Cass and Douglas were well-born. Cass’s father was a thrifty soldier-farmer who made for his family a comfortable home at Zanesville, Ohio; Douglas’s father was a successful physician. Lincoln was born in obscurity and wretchedness. His father, Thomas Lincoln, was a ne’er-do-well Kentucky carpenter, grossly illiterate, unable or unwilling to rise above the lowest level of existence in the pioneer settlements. His mother, Nancy Hanks, whatever her antecedents may have been, was a woman of character, and apparently of some education. But she died when her son was only nine years of age.

Cass and Douglas had educational opportunities which in their day were exceptional.

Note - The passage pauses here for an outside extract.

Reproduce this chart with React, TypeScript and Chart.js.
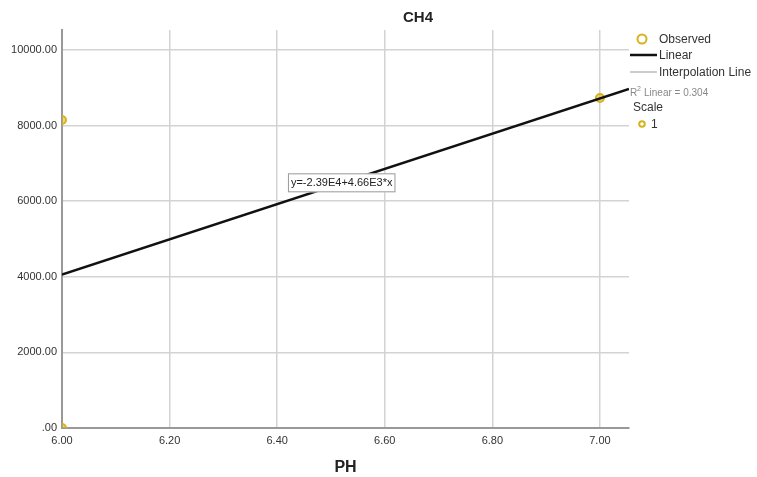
import React, { useEffect, useRef } from "react";
import { Chart, registerables } from "chart.js";

Chart.register(...registerables);

const obsX = [6.0, 6.0, 7.0];
const obsY = [8150, 0, 8730];
const intercept = -23900;
const slope = 4660;
const fitX = [6.0, 7.054];
const xTicks = [6.0, 6.2, 6.4, 6.6, 6.8, 7.0];
const yTicks = [0, 2000, 4000, 6000, 8000, 10000];
const titleText = "CH4";
const xTitle = "PH";
const eqText = "y=-2.39E4+4.66E3*x";
const r2Text = "Linear = 0.304";

const GOLD = "#d6b31c";
const FONT = "'Liberation Sans', Arial, sans-serif";

const overlay = {
  id: "overlay",
  afterDraw(chart: any) {
    const ctx = chart.ctx;
    const xs = chart.scales.x;
    const ys = chart.scales.y;
    ctx.save();
    // title
    ctx.fillStyle = "#222";
    ctx.font = `bold 15px ${FONT}`;
    ctx.textAlign = "center";
    ctx.textBaseline = "middle";
    ctx.fillText(titleText, 418, 18);
    // x title
    ctx.font = `bold 16px ${FONT}`;
    ctx.fillText(xTitle, (chart.chartArea.left + chart.chartArea.right) / 2, 468);
    // equation box
    const ex = xs.getPixelForValue(6.42);
    const ey = ys.getPixelForValue(6500);
    ctx.font = `11px ${FONT}`;
    ctx.textAlign = "left";
    const w = ctx.measureText(eqText).width;
    ctx.fillStyle = "#fff";
    ctx.fillRect(ex, ey - 9, w + 6, 19);
    ctx.strokeStyle = "#999";
    ctx.lineWidth = 1;
    ctx.strokeRect(ex + 0.5, ey - 8.5, w + 5, 18);
    ctx.fillStyle = "#222";
    ctx.fillText(eqText, ex + 3, ey + 1);
    // legend
    ctx.strokeStyle = GOLD;
    ctx.lineWidth = 2;
    ctx.beginPath();
    ctx.arc(642, 39, 4.5, 0, Math.PI * 2);
    ctx.stroke();
    ctx.fillStyle = "#333";
    ctx.font = `12px ${FONT}`;
    ctx.fillText("Observed", 659, 40);
    ctx.strokeStyle = "#111";
    ctx.lineWidth = 2.5;
    ctx.beginPath();
    ctx.moveTo(630, 55);
    ctx.lineTo(657, 55);
    ctx.stroke();
    ctx.fillText("Linear", 659, 56);
    ctx.strokeStyle = "#bbb";
    ctx.lineWidth = 1.5;
    ctx.beginPath();
    ctx.moveTo(630, 72);
    ctx.lineTo(657, 72);
    ctx.stroke();
    ctx.fillText("Interpolation Line", 659, 73);
    ctx.fillStyle = "#888";
    ctx.font = `10px ${FONT}`;
    ctx.fillText("R", 630, 93);
    ctx.font = `7px ${FONT}`;
    ctx.fillText("2", 637, 89);
    ctx.font = `10px ${FONT}`;
    ctx.fillText(r2Text, 644, 93);
    ctx.fillStyle = "#333";
    ctx.font = `12px ${FONT}`;
    ctx.fillText("Scale", 633, 108);
    ctx.strokeStyle = GOLD;
    ctx.lineWidth = 2;
    ctx.beginPath();
    ctx.arc(642, 124, 2.8, 0, Math.PI * 2);
    ctx.stroke();
    ctx.fillText("1", 651, 125);
    ctx.restore();
  },
};

export default function App() {
  const ref = useRef<HTMLCanvasElement>(null);
  useEffect(() => {
    if (!ref.current) return;
    const chart = new Chart(ref.current, {
      type: "scatter",
      data: {
        datasets: [
          {
            type: "line",
            label: "Linear",
            data: fitX.map((x) => ({ x, y: intercept + slope * x })),
            borderColor: "#111",
            borderWidth: 2.5,
            pointRadius: 0,
            fill: false,
          } as any,
          {
            label: "Observed",
            data: obsX.map((x, i) => ({ x, y: obsY[i] })),
            pointRadius: 4,
            pointBorderWidth: 2,
            borderColor: GOLD,
            backgroundColor: "rgba(214,179,28,0.5)",
          },
        ],
      },
      options: {
        animation: false,
        responsive: true,
        maintainAspectRatio: false,
        layout: { padding: { left: 0, right: 128, top: 30, bottom: 0 } },
        plugins: { legend: { display: false }, title: { display: false }, tooltip: { enabled: false } },
        scales: {
          x: {
            type: "linear",
            min: 6.0,
            max: 7.054,
            afterFit: (s: any) => { s.height = 49; },
            afterBuildTicks: (s: any) => { s.ticks = xTicks.map((v) => ({ value: v })); },
            ticks: {
              padding: 6,
              color: "#333",
              font: { family: FONT, size: 11 },
              callback: (v: any) => Number(v).toFixed(2),
              maxRotation: 0,
            },
            grid: { color: "#d3d3d3", lineWidth: 1.5, drawTicks: false },
            border: { color: "#999", width: 2 },
          },
          y: {
            type: "linear",
            min: 0,
            max: 10530,
            afterFit: (s: any) => { s.width = 62; },
            afterBuildTicks: (s: any) => { s.ticks = yTicks.map((v) => ({ value: v })); },
            ticks: {
              padding: 5,
              color: "#333",
              font: { family: FONT, size: 11 },
              callback: (v: any) => (Number(v) === 0 ? ".00" : Number(v).toFixed(2)),
            },
            grid: { color: "#d3d3d3", lineWidth: 1.5, drawTicks: false },
            border: { color: "#999", width: 2 },
          },
        },
      },
      plugins: [overlay],
    });
    return () => chart.destroy();
  }, []);
  return (
    <div style={{ position: "absolute", left: 0, top: 0, width: 757, height: 477, background: "#fff" }}>
      <canvas ref={ref} />
    </div>
  );
}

Both attended famous academies and received instruction in the classics, mathematics, and philosophy. Both grew up in an environment of enlightenment and integrity. Lincoln, on the other hand, got a few weeks of instruction under two amateur teachers in Kentucky and a few months more in Indiana–in all, hardly as much as one year; and as a boy he knew only rough, coarse surroundings. When, in 1816, the restless head of the family moved from Kentucky to southern Indiana, his worldly belongings consisted of a parcel of carpenters’ tools and cooking utensils, a little bedding, and about four hundred gallons of whiskey. No one who has not seen the sordidness, misery, and apparent hopelessness of the life of the “poor whites” even today, in the Kentucky and southern Indiana hills, can fully comprehend the chasm which separated the boy Lincoln from every sort of progress and distinction.

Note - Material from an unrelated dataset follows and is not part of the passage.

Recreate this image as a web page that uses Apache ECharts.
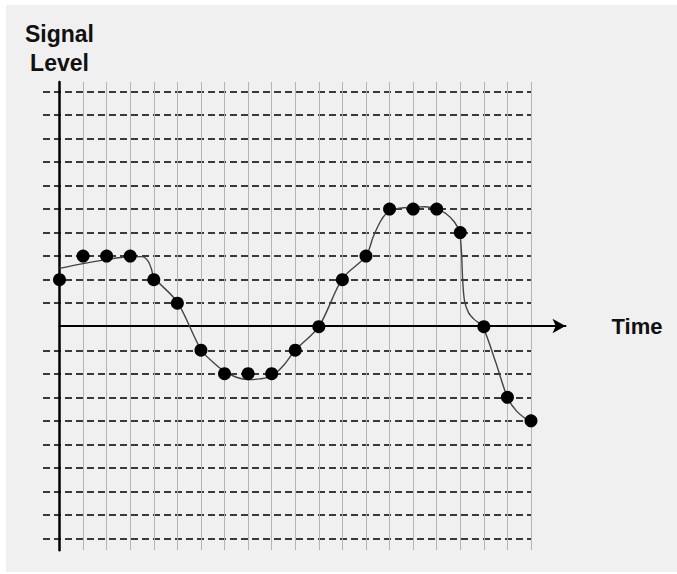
<!DOCTYPE html>
<html>
<head>
<meta charset="utf-8">
<script src="https://cdn.jsdelivr.net/npm/echarts@6/dist/echarts.min.js"></script>
<style>
  html, body { margin: 0; padding: 0; background: #ffffff; }
  #chart { width: 677px; height: 574px; }
</style>
</head>
<body>
<div id="chart"></div>
<script>
// Sampled signal levels at each time step (dots)
const sampleTimes = [0,1,2,3,4,5,6,7,8,9,10,11,12,13,14,15,16,17,18,19,20];
const sampleLevels = [2,3,3,3,2,1,-1,-2,-2,-2,-1,0,2,3,5,5,5,4,0,-3,-4];

// Analog signal curve: [time, level]
const signalCurve = [
  [0,2.48],[1,2.68],[2,2.85],[2.9,2.97],[3.5,2.98],[3.75,2.8],[3.9,2.45],[4,2.1],
  [5,1.04],[6,-0.98],[6.5,-1.5],[7,-1.9],[7.5,-2.15],[8,-2.25],[8.5,-2.22],
  [9,-2.1],[9.5,-1.65],[10,-1.0],[11,0],[12,2.04],[13,3],[13.3,3.8],[13.6,4.45],
  [13.85,4.8],[14.2,5.0],[15,5.08],[15.5,5.1],[16,5.0],[16.4,4.8],[16.75,4.45],
  [16.96,4.05],[17.05,3.2],[17.1,2.0],[17.18,1.1],[17.35,0.6],[17.6,0.3],
  [17.95,0],[18.5,-1.5],[19,-3.0],[19.4,-3.6],[19.96,-4.05]
];

// Grid line levels
const levelMin = -9;
const levelMax = 10;
const timeMin = 0;
const timeMax = 20;

const yTitle = 'Signal\nLevel';
const xTitle = 'Time';

const samples = sampleTimes.map((t, i) => [t, sampleLevels[i]]);

// dashed horizontal line colours: hide the one on the time axis (level 0)
const hColors = [];
for (let v = levelMin; v <= levelMax; v++) hColors.push(v === 0 ? 'rgba(0,0,0,0)' : '#3a3a3a');

const chart = echarts.init(document.getElementById('chart'), null, { renderer: 'svg' });
chart.setOption({
  backgroundColor: '#f0f0f0',
  animation: false,
  graphic: [
    { type: 'rect', left: 0, top: 0, shape: { width: 677, height: 5 }, style: { fill: '#ffffff' }, silent: true },
    { type: 'rect', left: 0, top: 0, shape: { width: 6, height: 574 }, style: { fill: '#ffffff' }, silent: true },
    { type: 'rect', left: 0, top: 572, shape: { width: 677, height: 2 }, style: { fill: '#ffffff' }, silent: true }
  ],
  grid: [
    { left: 43, top: 91.5, width: 488, height: 447 },
    { left: 59.5, top: 82, width: 471.5, height: 468.2 },
    { left: 59.5, top: 326, width: 506, height: 1 }
  ],
  xAxis: [
    { gridIndex: 0, type: 'value', min: 0, max: 1, show: false },
    {
      gridIndex: 1, type: 'value', min: timeMin, max: timeMax, interval: 1,
      axisLine: { show: false }, axisTick: { show: false }, axisLabel: { show: false },
      splitLine: { show: true, lineStyle: { color: '#b4b4b4', width: 1, type: 'solid' } }
    },
    {
      gridIndex: 2, type: 'value', min: 0, max: 1, position: 'top',
      axisLine: { show: true, onZero: false, symbol: ['none', 'arrow'], symbolSize: [11, 13],
        lineStyle: { color: '#000', width: 2 } },
      axisTick: { show: false }, axisLabel: { show: false }, splitLine: { show: false },
      name: xTitle, nameLocation: 'end', nameGap: 46,
      nameTextStyle: { fontFamily: 'Liberation Sans, Arial, sans-serif', fontWeight: 'bold', fontSize: 22, color: '#111', verticalAlign: 'middle' }
    }
  ],
  yAxis: [
    {
      gridIndex: 0, type: 'value', min: levelMin, max: levelMax, interval: 1,
      axisLine: { show: false }, axisTick: { show: false }, axisLabel: { show: false },
      splitLine: { show: true, lineStyle: { color: hColors, width: 2, type: [7, 4] } }
    },
    {
      gridIndex: 1, type: 'value', min: -9.5, max: 10.4,
      axisLine: { show: true, onZero: false, lineStyle: { color: '#000', width: 2.5 } },
      axisTick: { show: false }, axisLabel: { show: false }, splitLine: { show: false },
      name: yTitle, nameLocation: 'end', nameGap: 5,
      nameTextStyle: { fontFamily: 'Liberation Sans, Arial, sans-serif', fontWeight: 'bold', fontSize: 23, lineHeight: 29, color: '#111', align: 'center' }
    },
    { gridIndex: 2, type: 'value', show: false }
  ],
  series: [
    {
      type: 'line', xAxisIndex: 1, yAxisIndex: 1, data: signalCurve,
      smooth: 0.3, showSymbol: false, symbol: 'none',
      lineStyle: { color: '#444', width: 1.4 }, z: 3
    },
    {
      type: 'scatter', xAxisIndex: 1, yAxisIndex: 1, data: samples,
      symbol: 'circle', symbolSize: 13, itemStyle: { color: '#000', opacity: 1 }, z: 4
    }
  ]
});
</script>
</body>
</html>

All three men prepared for public life by embracing the profession that has always, in this country, proved the surest avenue to preferment–the law. But, whereas Cass arrived at maturity just in time to have an active part in the War of 1812, and in this way to make himself the most logical selection for the governorship of the newly organized Michigan Territory, Douglas saw no military service, and Lincoln only a few weeks of service during the Black Hawk War, and both were obliged to seek fame and fortune along the thorny road of politics. Following admission to the bar at Jacksonville, Illinois, in 1834, Douglas was elected public prosecutor of the first judicial circuit in 1835; elected to the state Legislature in 1836; appointed by President Van Buren registrar of the land office at Springfield in 1837; made a judge of the supreme court of the State in 1841; and elected to the national House of Representatives in 1843. Resourceful, skilled in debate, intensely patriotic, and favored with many winning personal qualities, he drew to himself men of both Northern and Southern proclivities and became an influential exponent of broad and enduring nationalism.